Por mais que alguns maestros da escola tradicional de regência tentem mostrar o oposto, o melhor desempenho de uma orquestra não se consegue pela disciplina com que os seus músicos seguem a vontade do seu regente. Só se consegue a melhor textura de som, a melhor profundidade, a melhor amplitude emocional de uma música quando o maestro sabe aproveitar a vivência e a sensibilidade emocionais de cada um dos músicos e desperta neles a vontade coletiva de produzir sons que atravessem com excelência o espaço entre o palco e o coração dos ouvintes. Não basta ter músicos talentosos com excelentes instrumentos e apaixonados pelo que fazem. Isso é pouco.
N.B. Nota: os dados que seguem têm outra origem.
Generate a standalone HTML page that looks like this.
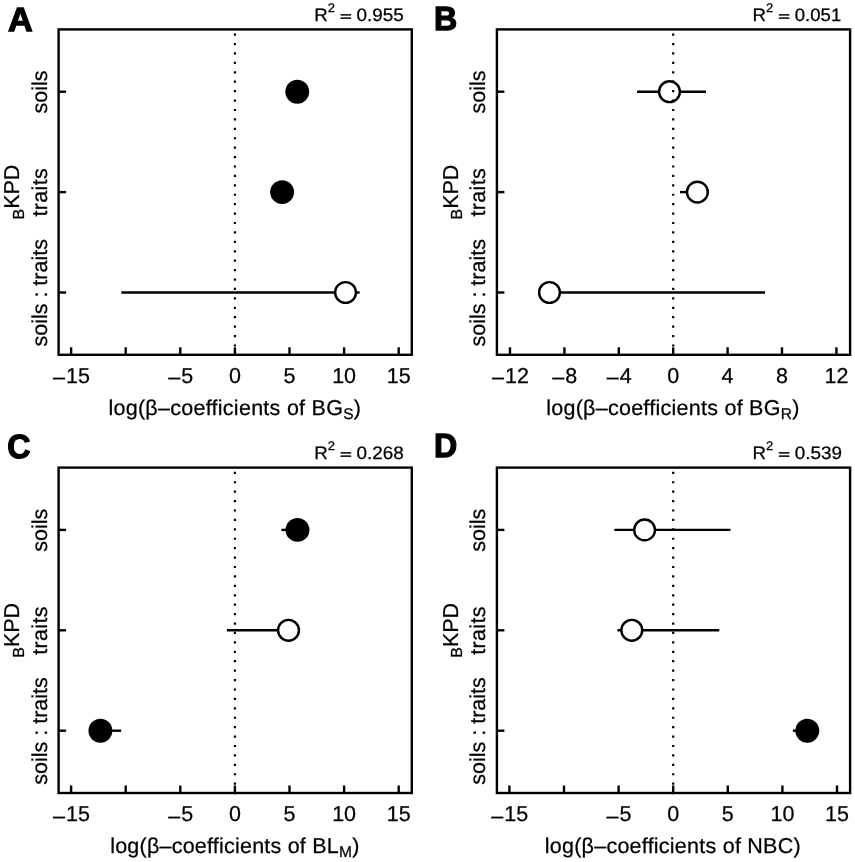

É interessante refletir sobre a situação de alguns movimentos sociais utilizando esse mesmo olhar da regência que carrega, fortemente, as bases das filosofias recentes de gestão de pessoas. Ao fazer isso, percebe-se, por exemplo, que o movimento em defesa dos direitos animais não tem pontes construídas. Que ele ainda não descobriu a linguagem que seja compreensível às pessoas que nunca perceberam o assunto com o coração. O movimento caminha para dentro dos que já têm paixão pela causa. Não se alarga, porque não desvenda novas fronteiras.
Nenhuma causa é capaz de crescer e de sustentar-se sem atingir a emoção da maioria da sociedade. Como na música, sem linguagem que desperte a paixão, que tenha objetivo de criar pontes entre pessoas de qualquer idade, qualquer cultura, qualquer ofício, qualquer função social, não há sentido para existir.
Construir pontes exige despojamento, curiosidade para compreender o outro e espírito de invenção para descobrir caminhos. Exige disposição permanente para o aprendizado em voo, isto é, experimentar ideias e exercitar o fazer.
No caso do movimento em defesa dos direitos animais, talvez o fato novo seja a realização de uma ação que tenha um olhar que não simplifique o mundo entre amigos e inimigos da causa. Algo que reavive a capacidade humana de sonhar com a paz entre as vidas, o espírito de aventura que significa descobrir novos caminhos de sobrevivência e o desejo de experimentar a alegria de vivenciar mundos que antes não sabiam existir.
Falar sobre a prática da crueldade contra a vida animal com dedo em riste, em tom de guerra ou de superioridade, certamente não é a linguagem que conquistará a sociedade. Para avançar, é preciso um exercício paciente de perceber o mundo do outro, aprendendo a dialogar de forma harmônica com os anseios das pessoas.
A sociedade sonha em viver melhor. Mesmo que esse sentimento seja confuso, pontuado por crises de valores, isso significa que existe entre nós uma predisposição para coisas que falem diretamente ao desejo de acordar menos pressionado e de passar os dias com sensação de paz pessoal.
Qual são as dificuldades que existem para fazer a conexão entre a prática da crueldade contra os animais e a busca de uma vida melhor dos seres humanos? Entre muitas coisas, talvez a principal seja a falta de conhecimento de como a ação cruel contra outras vidas sabota a sua própria vida.
É uma compreensão possível de ser assimilada e mobilizada, mesmo sem acessar o complexo mundo emocional de cada pessoa, apontando, inicialmente, apenas a lógica racional para os desejos que vivem no âmbito dos sonhos coletivos.
Mas para que essa conexão seja concretizada, há outro desafio. É fundamental a aceitação generosa dos que lutam pelos direitos animais, no sentido de que não há possibilidade de ter paz entre as vidas da natureza, sem fazer o caminho inicial de acolher os sentimentos individualistas. Sem essa disposição, não será possível começar a construir o entendimento.
O movimento em defesa dos direitos animais dará passos definitivos, quando houver essa caminhada em direção ao outro. No meu entender, acredito que chegamos ao momento de seguir um plano estratégico de ações que dê direção aos esforços e produza resultados palpáveis, antes que o tempo acabe impondo o esmorecimento dos ânimos.